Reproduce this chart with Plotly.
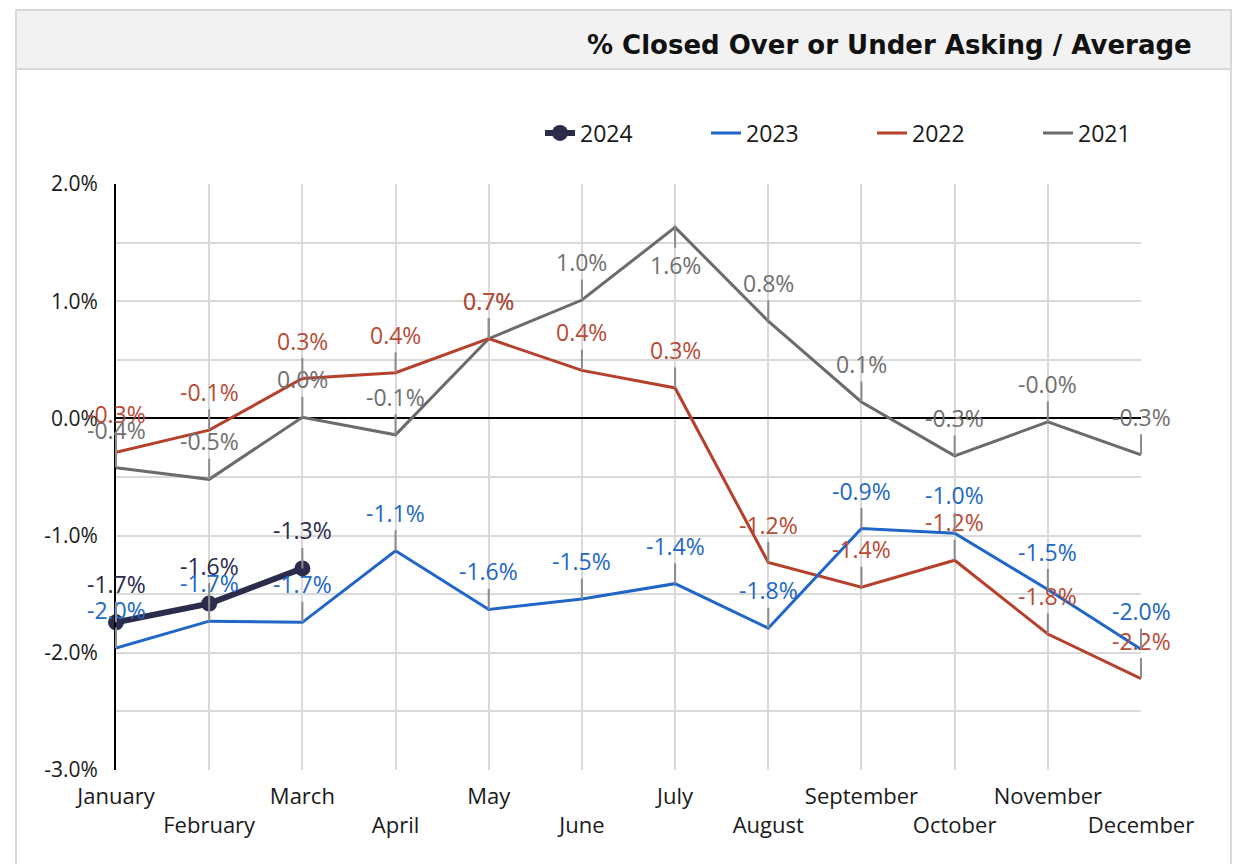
import plotly.graph_objects as go

months = ["January", "February", "March", "April", "May", "June", "July",
          "August", "September", "October", "November", "December"]
y2024 = [-1.74, -1.58, -1.28]
y2023 = [-1.96, -1.73, -1.74, -1.13, -1.63, -1.54, -1.41, -1.79, -0.94, -0.98, -1.46, -1.97]
y2022 = [-0.29, -0.10, 0.34, 0.39, 0.68, 0.41, 0.26, -1.23, -1.44, -1.21, -1.84, -2.22]
y2021 = [-0.42, -0.52, 0.01, -0.14, 0.68, 1.01, 1.63, 0.83, 0.14, -0.32, -0.03, -0.31]
ytick_vals = [-3.0, -2.5, -2.0, -1.5, -1.0, -0.5, 0.0, 0.5, 1.0, 1.5, 2.0]
ytick_text = ["-3.0%", "", "-2.0%", "", "-1.0%", "", "0.0%", "", "1.0%", "", "2.0%"]
title_text = "% Closed Over or Under Asking / Average"

FONT = "Open Sans"
series = [
    ("2021", y2021, "#6b6b6b", "#707070"),
    ("2022", y2022, "#b5412d", "#b94a35"),
    ("2023", y2023, "#1f66c8", "#2268c4"),
    ("2024", y2024, "#2b2b4b", "#2b2b4b"),
]
rank = {"2024": 1, "2023": 2, "2022": 3, "2021": 4}

fig = go.Figure()
annotations = []
for name, vals, col, lcol in series:
    is24 = name == "2024"
    fig.add_trace(go.Scatter(
        x=months[:len(vals)], y=vals, name=name, mode="lines+markers" if is24 else "lines",
        line=dict(color=col, width=6 if is24 else 3),
        marker=dict(size=16, color=col) if is24 else None,
        cliponaxis=False, legendrank=rank[name],
    ))
    for m, v in zip(months, vals):
        below = (name == "2021" and m == "July")
        annotations.append(dict(
            x=m, y=v, xref="x", yref="y", text=f"{v:.1f}%",
            showarrow=True, ax=0, ay=38 if below else -38,
            arrowhead=0, arrowwidth=2, arrowcolor="#8c8c8c", standoff=0, startstandoff=0,
            font=dict(family=FONT, size=23, color=lcol),
        ))

# page is drawn with an 8px body offset; plot area in screen pixels: x 116..1141, y 184..770
OFF = 8
FW, FH = 1240 - OFF, 864 - OFF
L, T = 116 - OFF, 184 - OFF
W, H = 1141 - 116, 770 - 184
R, B = FW - L - W, FH - T - H
def px(xs): return (xs - 116) / W
def py(ys): return (770 - ys) / H

annotations.append(dict(
    xref="paper", yref="paper", x=px(1194), y=py(45),
    xanchor="right", yanchor="middle", showarrow=False, text=f"<b>{title_text}</b>",
    font=dict(family="DejaVu Sans", size=26, color="#111111"),
))

shapes = [
    dict(type="rect", xref="paper", yref="paper", x0=px(16), x1=px(1231), y0=py(69), y1=py(10),
         fillcolor="#f2f2f2", line=dict(color="#d9d9d9", width=2), layer="below"),
    dict(type="rect", xref="paper", yref="paper", x0=px(16), x1=px(1231), y0=py(890), y1=py(10),
         fillcolor="rgba(0,0,0,0)", line=dict(color="#d9d9d9", width=2), layer="below"),
]

fig.update_layout(
    width=FW, height=FH,
    margin=dict(l=L, r=R, t=T, b=B, autoexpand=False),
    paper_bgcolor="white", plot_bgcolor="white",
    font=dict(family=FONT, size=21, color="#1a1a1a"),
    showlegend=True,
    legend=dict(orientation="h", x=px(540), xanchor="left", y=py(133), yanchor="middle",
                entrywidth=121, entrywidthmode="pixels",
                font=dict(family=FONT, size=23, color="#1a1a1a"), bgcolor="rgba(0,0,0,0)"),
    annotations=annotations, shapes=shapes,
)
fig.update_xaxes(
    type="category", categoryorder="array", categoryarray=months, range=[0, 11],
    tickvals=months, ticktext=[m if i % 2 == 0 else "<br>" + m for i, m in enumerate(months)],
    tickangle=0, automargin=False, ticklabelstandoff=11,
    showgrid=True, gridcolor="#d9d9d9", gridwidth=2, showline=False, zeroline=False,
    ticks="", tickfont=dict(family=FONT, size=22, color="#1a1a1a"),
)
fig.update_yaxes(
    range=[-3, 2], tickvals=ytick_vals, ticktext=ytick_text, automargin=False,
    showgrid=True, gridcolor="#d9d9d9", gridwidth=2,
    zeroline=True, zerolinecolor="#000000", zerolinewidth=2,
    showline=True, linecolor="#000000", linewidth=2, ticks="",
    tickfont=dict(family=FONT, size=21, color="#1a1a1a"), ticklabelstandoff=12,
)
fig.write_html("out.html")
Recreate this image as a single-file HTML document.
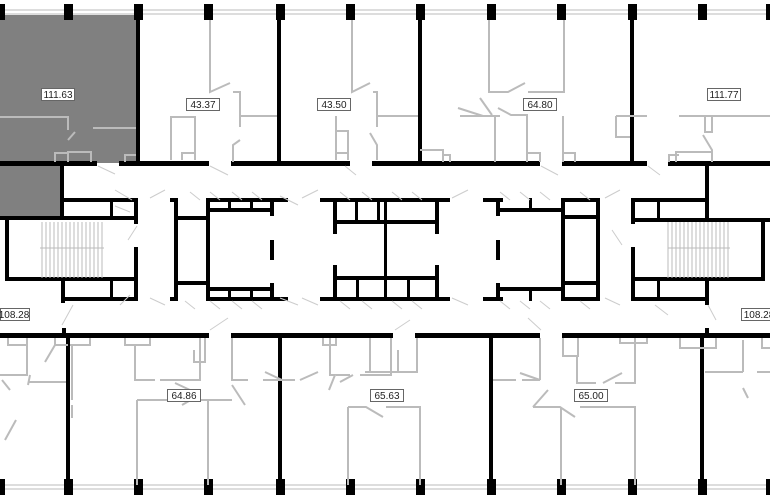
<!DOCTYPE html>
<html><head><meta charset="utf-8"><style>
html,body{margin:0;padding:0;background:#fff;}
svg{display:block}
text{font-family:"Liberation Sans",sans-serif;font-size:10px;fill:#222}
</style></head><body>
<svg width="770" height="500" viewBox="0 0 770 500" xmlns="http://www.w3.org/2000/svg">
<!-- gray unit -->
<rect x="0" y="15" width="138" height="148" fill="#808080"/>
<rect x="0" y="160" width="62" height="58" fill="#808080"/>

<!-- window lines -->
<g stroke="#bbb" stroke-width="1" fill="none">
<line x1="0" y1="10" x2="770" y2="10"/><line x1="0" y1="14" x2="770" y2="14"/>
<line x1="0" y1="485" x2="770" y2="485"/><line x1="0" y1="489" x2="770" y2="489"/>
</g>
<g fill="#000">
<!-- top columns -->
<g id="colsT">
<rect x="-4" y="4" width="9" height="16"/><rect x="64" y="4" width="9" height="16"/><rect x="134" y="4" width="9" height="16"/><rect x="204" y="4" width="9" height="16"/><rect x="276" y="4" width="9" height="16"/><rect x="346" y="4" width="9" height="16"/><rect x="416" y="4" width="9" height="16"/><rect x="487" y="4" width="9" height="16"/><rect x="557" y="4" width="9" height="16"/><rect x="628" y="4" width="9" height="16"/><rect x="698" y="4" width="9" height="16"/><rect x="766" y="4" width="9" height="16"/>
</g>
<g transform="translate(0,475)">
<rect x="-4" y="4" width="9" height="16"/><rect x="64" y="4" width="9" height="16"/><rect x="134" y="4" width="9" height="16"/><rect x="204" y="4" width="9" height="16"/><rect x="276" y="4" width="9" height="16"/><rect x="346" y="4" width="9" height="16"/><rect x="416" y="4" width="9" height="16"/><rect x="487" y="4" width="9" height="16"/><rect x="557" y="4" width="9" height="16"/><rect x="628" y="4" width="9" height="16"/><rect x="698" y="4" width="9" height="16"/><rect x="766" y="4" width="9" height="16"/>
</g>
<!-- top unit walls -->
<rect x="136" y="15" width="4" height="150"/>
<rect x="277" y="15" width="4" height="150"/>
<rect x="418" y="15" width="4" height="150"/>
<rect x="630" y="15" width="4" height="150"/>
<!-- top corridor wall -->
<rect x="0" y="161" width="97" height="5"/>
<rect x="119" y="161" width="90" height="5"/>
<rect x="231" y="161" width="119" height="5"/>
<rect x="372" y="161" width="168" height="5"/>
<rect x="562" y="161" width="85" height="5"/>
<rect x="668" y="161" width="102" height="5"/>
<!-- bottom corridor wall -->
<rect x="0" y="333" width="209" height="5"/>
<rect x="231" y="333" width="162" height="5"/>
<rect x="415" y="333" width="125" height="5"/>
<rect x="562" y="333" width="208" height="5"/>
<!-- bottom unit walls -->
<rect x="66" y="333" width="4" height="152"/>
<rect x="278" y="333" width="4" height="152"/>
<rect x="489" y="333" width="4" height="152"/>
<rect x="700" y="333" width="4" height="152"/>
<rect x="62" y="328" width="4" height="8"/><rect x="705" y="328" width="4" height="8"/>

<!-- left stair -->
<rect x="60" y="163" width="4" height="57"/>
<rect x="60" y="198" width="78" height="4"/>
<rect x="0" y="216" width="138" height="4"/>
<rect x="5" y="216" width="4" height="64"/>
<rect x="5" y="277" width="133" height="4"/>
<rect x="134" y="198" width="4" height="26"/>
<rect x="134" y="247" width="4" height="54"/>
<rect x="61" y="277" width="4" height="26"/>
<rect x="61" y="297" width="77" height="4"/>
<rect x="110" y="198" width="3" height="20"/><rect x="110" y="279" width="3" height="20"/>

<!-- right stair -->
<rect x="631" y="198" width="4" height="26"/>
<rect x="631" y="247" width="4" height="54"/>
<rect x="631" y="198" width="78" height="4"/>
<rect x="705" y="163" width="4" height="57"/>
<rect x="631" y="218" width="139" height="4"/>
<rect x="761" y="218" width="4" height="62"/>
<rect x="631" y="277" width="134" height="4"/>
<rect x="705" y="277" width="4" height="28"/>
<rect x="631" y="297" width="78" height="4"/>
<rect x="657" y="198" width="3" height="20"/><rect x="657" y="279" width="3" height="20"/>

<!-- left core -->
<rect x="170" y="198" width="8" height="4"/><rect x="170" y="297" width="8" height="4"/>
<rect x="174" y="198" width="4" height="103"/>
<rect x="174" y="216" width="36" height="4"/>
<rect x="174" y="281" width="36" height="4"/>
<rect x="206" y="198" width="4" height="103"/>
<rect x="206" y="198" width="82" height="4"/>
<rect x="206" y="297" width="82" height="4"/>
<rect x="206" y="208" width="68" height="4"/>
<rect x="206" y="287" width="68" height="4"/>
<rect x="270" y="198" width="4" height="18"/>
<rect x="270" y="240" width="4" height="20"/>
<rect x="270" y="283" width="4" height="18"/>
<rect x="228" y="198" width="3" height="12"/><rect x="250" y="198" width="3" height="12"/>
<rect x="228" y="289" width="3" height="12"/><rect x="250" y="289" width="3" height="12"/>

<!-- middle core -->
<rect x="320" y="198" width="130" height="4"/>
<rect x="320" y="297" width="130" height="4"/>
<rect x="333" y="198" width="4" height="36"/>
<rect x="333" y="265" width="4" height="36"/>
<rect x="435" y="198" width="4" height="36"/>
<rect x="435" y="265" width="4" height="36"/>
<rect x="333" y="220" width="106" height="4"/>
<rect x="333" y="276" width="106" height="4"/>
<rect x="384" y="198" width="3" height="103"/>
<rect x="355" y="198" width="3" height="24"/><rect x="377" y="198" width="3" height="24"/>
<rect x="356" y="278" width="3" height="22"/><rect x="407" y="278" width="3" height="22"/>

<!-- right core -->
<rect x="483" y="198" width="20" height="4"/><rect x="483" y="297" width="20" height="4"/>
<rect x="496" y="198" width="4" height="18"/>
<rect x="496" y="240" width="4" height="20"/>
<rect x="496" y="283" width="4" height="18"/>
<rect x="496" y="208" width="68" height="4"/>
<rect x="496" y="287" width="68" height="4"/>
<rect x="561" y="198" width="4" height="103"/>
<rect x="561" y="198" width="39" height="4"/>
<rect x="561" y="297" width="39" height="4"/>
<rect x="561" y="215" width="37" height="4"/>
<rect x="561" y="281" width="37" height="4"/>
<rect x="596" y="198" width="4" height="103"/>
<rect x="529" y="198" width="3" height="12"/><rect x="529" y="289" width="3" height="12"/>
</g>

<!-- stairs treads -->
<g stroke="#bbb" stroke-width="1">
<path d="M42 222V278M46 222V278M50 222V278M54 222V278M58 222V278M62 222V278M66 222V278M70 222V278M74 222V278M78 222V278M82 222V278M86 222V278M90 222V278M94 222V278M98 222V278M102 222V278"/>
<path d="M668 222V278M672 222V278M676 222V278M680 222V278M684 222V278M688 222V278M692 222V278M696 222V278M700 222V278M704 222V278M708 222V278M712 222V278M716 222V278M720 222V278M724 222V278M728 222V278"/>
<path d="M40 248H104M668 248H730"/>
</g>

<!-- gray partitions -->
<g stroke="#bbb" stroke-width="2" fill="none">
<!-- top left gray unit -->
<path d="M0 117H68V130M93 128H136M68 140L75 132"/>
<path d="M55 162V153H68V162M68 162V152H91V162M125 162V155H136"/>
<!-- 43.37 -->
<path d="M210 20V92L230 83M233 92H240V127M240 116H277M171 160V117H195V160M182 160V153H195M233 162V145L240 140M233 130"/>
<!-- 43.50 -->
<path d="M352 20V92L370 83M373 92H377V127M377 116H418M336 160V116M336 131H348V160M336 153H348M377 160V145L370 133M420 150H443V162M443 155H450V162"/>
<path d="M460 116H483L458 108M492 116H495V162M474 116H500M480 98L492 115"/>
<!-- 64.80 -->
<path d="M489 20V92H508L525 83M528 92H564V20M563 116V162M563 153H575V162M498 108L511 115H527V162M527 153H540V162"/>
<path d="M616 116H630M616 116V137H630M630 116H647"/>
<!-- 111.77 -->
<path d="M640 116H646M679 116H770M705 116V132H712V116M703 135L712 150V162M676 162V152H712M669 162V155H679"/>
<!-- bottom left -->
<path d="M27 338V345H8V338M27 338V375H0M55 345L45 362M28 382H66M30 375L28 385"/>
<path d="M10 390L2 380"/>
<path d="M55 338V345H68M70 345H90V338M72 345V400M72 405V418M16 420L5 440"/>
<!-- 64.86 -->
<path d="M125 338V345H150V338M135 345V380H155M160 380H200V338M194 350V362H205V338M175 383L190 390"/>
<path d="M137 400V485M137 400H178M200 400H232M208 400V485M182 405L196 397"/>
<path d="M232 338V380H248M263 380H295M232 385L245 405M265 372L282 380M300 380L318 372"/>
<!-- 65.63 -->
<path d="M323 338V345H336V338M330 338V375H335L329 390M336 375H350M360 375H391V338M353 375L340 382"/>
<path d="M370 338V372H387V372M365 372H398V350"/>
<path d="M417 338V372H390M417 370V340M400 372H417"/>
<path d="M348 407V485M348 407H366L383 417M386 407H420V485"/>
<path d="M493 380H516M522 380H540L520 373M540 380V338"/>
<!-- 65.00 -->
<path d="M533 407H560L575 417M580 407H635V485M561 407V485M533 407L548 390"/>
<path d="M563 338V356H578V338M577 356V383H596M615 383H635V338M603 383L622 373M620 338V343H647V338"/>
<path d="M680 338V348H716V338M743 340V372M743 372H705M757 372H770M743 388L748 398"/>
<path d="M762 338V348H770"/>
</g>

<!-- door swings -->
<g stroke="#ccc" stroke-width="1" fill="none">
<path d="M98 166L115 174M210 166L228 175M345 166L356 175M541 166L558 175M648 166L660 175"/>
<path d="M115 190L132 200M115 206L130 212M137 226L128 240M150 198L165 190M150 298L165 305M280 196L298 205M280 298L298 305M302 198L318 190M302 298L318 305M452 198L468 190M452 298L468 305M605 198L620 190M605 298L620 305M612 230L622 245M655 305L668 315"/>
<path d="M190 192L200 200M210 192L220 200M232 192L242 200M252 192L262 200M340 192L350 200M362 192L372 200M392 192L402 200M412 192L422 200M500 192L510 200M520 192L530 200M540 192L550 200M580 192L590 200"/>
<path d="M185 301L195 309M210 301L220 309M232 301L242 309M252 301L262 309M340 301L350 309M362 301L372 309M392 301L402 309M412 301L422 309M500 301L510 309M520 301L530 309M540 301L550 309M580 301L590 309"/>
<path d="M73 305L62 325M210 330L228 318M395 330L410 320M541 330L528 318M708 305L716 320M120 305L130 295"/>
</g>

<!-- labels -->
<g fill="#fff" stroke="#666" stroke-width="1">
<rect x="41.5" y="88.5" width="33" height="12"/>
<rect x="186.5" y="98.5" width="33" height="12"/>
<rect x="317.5" y="98.5" width="33" height="12"/>
<rect x="523.5" y="98.5" width="33" height="12"/>
<rect x="707.5" y="88.5" width="33" height="12"/>
<rect x="0.5" y="308.5" width="29" height="12"/>
<rect x="741.5" y="308.5" width="33" height="12"/>
<rect x="167.5" y="389.5" width="33" height="12"/>
<rect x="370.5" y="389.5" width="33" height="12"/>
<rect x="574.5" y="389.5" width="33" height="12"/>
</g>
<text x="58" y="98" text-anchor="middle">111.63</text>
<text x="203" y="108" text-anchor="middle">43.37</text>
<text x="334" y="108" text-anchor="middle">43.50</text>
<text x="540" y="108" text-anchor="middle">64.80</text>
<text x="724" y="98" text-anchor="middle">111.77</text>
<text x="14" y="318" text-anchor="middle">108.28</text>
<text x="759" y="318" text-anchor="middle">108.28</text>
<text x="184" y="399" text-anchor="middle">64.86</text>
<text x="387" y="399" text-anchor="middle">65.63</text>
<text x="591" y="399" text-anchor="middle">65.00</text>
</svg>
</body></html>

• Your objective
Search the records above for "this". Copy each line where it is found.

• Task result
Reproduce this chart with Plotly.
Recreate this image as a single-file HTML document.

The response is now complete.